Das deckt sich auch mit der Leichtigkeit, mit der ein japanischer Schwertschmied in einem Film die Klingenflanken graviert und mit Erzählungen durchaus fachkundiger Leute, wonach sich japanische Schwerter bei einem leichten Verkanten bei der Schneidprüfung plastisch verformt- zu deutsch- verbogen haben.
Fazit: Die Schneide ist so hart, wie man es von einem vernünftig behandelten reinen C-Stahl erwarten kann, der Rücken ?-eher weich.

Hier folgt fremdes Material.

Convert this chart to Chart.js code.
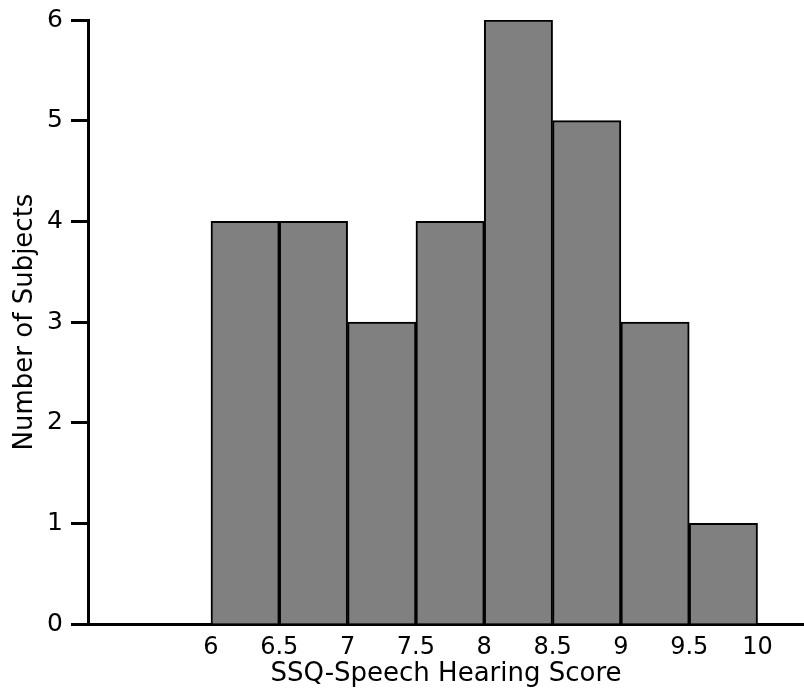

Wenn bei modernen, kommerziell gefertigten Katanaklingen die Rückenhärte mit 40 HRC angegeben wird, so stimmt das sicher- für eine Täuschung wäre das zu einfach zu überprüfen. Es handelt sich dabei aber mit einiger Sicherheit um eine andere Wärmebehandlung als bei den klassischen Klingen.
Allzu sehr sollte man das auch gar nicht vertiefen wollen: Die Kostbarkeit des japanischen Schwerts liegt nicht in seinen überlegenen mechanischen Eigenschaften- das ist Humbug- sondern in seiner Vollkommenheit als Kunstwerk.
Von einem Rembrandt kratzt man auch nicht die Farbe ab, um die Malweise zu analysieren.